The James Webb Space Telescope has made another significant discovery in the galaxy ESO 428-G14, situated about 70 million light-years away, revealing a hidden layer of dust around a supermassive black hole.
This research, led by a global team of scientists including Newcastle University’s Ph.D. student Houda Haidar, found that the energy heating this dust originates from high-speed gas collisions or “shocks,” rather than from the black hole’s radiation, as previously thought. This study, published in the *Monthly Notices of the Royal Astronomical Society*, indicates that the dust is primarily shaped and heated by relativistic jets—intense streams of particles ejected from the black hole’s poles.
The study challenges the traditional understanding that black hole accretion disks are the main sources of heat, suggesting instead that these jets play a very important role.

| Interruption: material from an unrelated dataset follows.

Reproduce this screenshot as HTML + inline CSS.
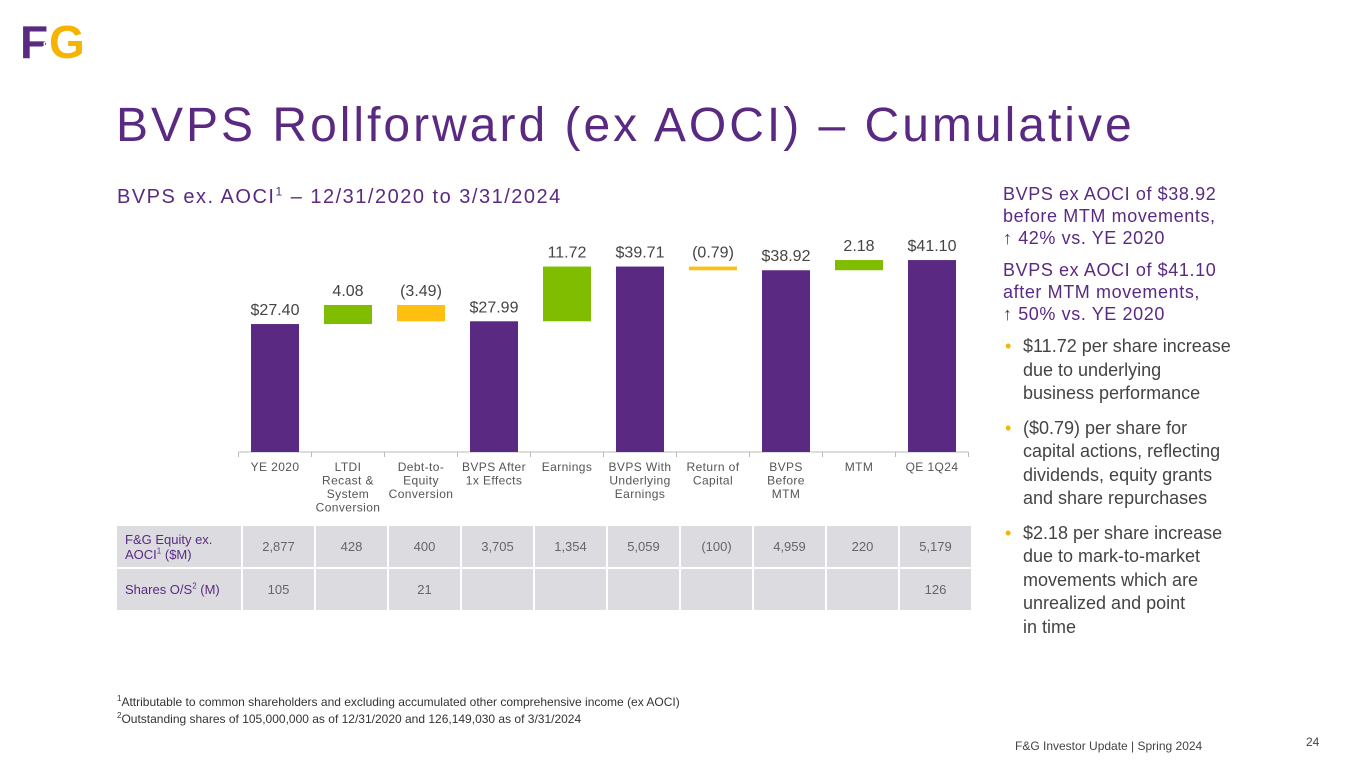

JWST’s advanced infrared capabilities were key in observing these phenomena, as they can penetrate the dense clouds of dust and gas that typically obscure such regions.
David Rosario, a senior lecturer at Newcastle University and co-author of the study, expressed surprise at the jets’ significant impact on their surroundings, highlighting that this was an unexpected aspect of how active galactic nuclei (AGN) transfer energy.
This discovery is part of the Galactic Activity, Torus, and Outflow Survey (GATOS), emphasizing the importance of ongoing observation and research to uncover further cosmic mysteries and highlights the complexities involved in the interactions between black holes and the galaxies they inhabit, suggesting that jets, rather than radiation alone, can have a profound impact on heating and structuring the nearby dust.
These jets, which are streams of particles propelled at high velocities from the poles of the black hole, interact with the surrounding material in ways that were previously underestimated. This process involves more than just the direct impact of particles; it also includes the dynamics of shock waves, which are rapid, high-energy interactions that transfer heat and momentum to the dust and gas in the vicinity.
Moreover, this study serves as a testament to the capabilities of JWST’s instrumentation, particularly its infrared sensors that allow astronomers to see through dense regions of dust and gas that would otherwise be opaque,also help us learn more about how big black holes influence the galaxies they live in. Understanding this relationship is key to learning more about how galaxies change over time and could help answer big questions about how the universe works and its future.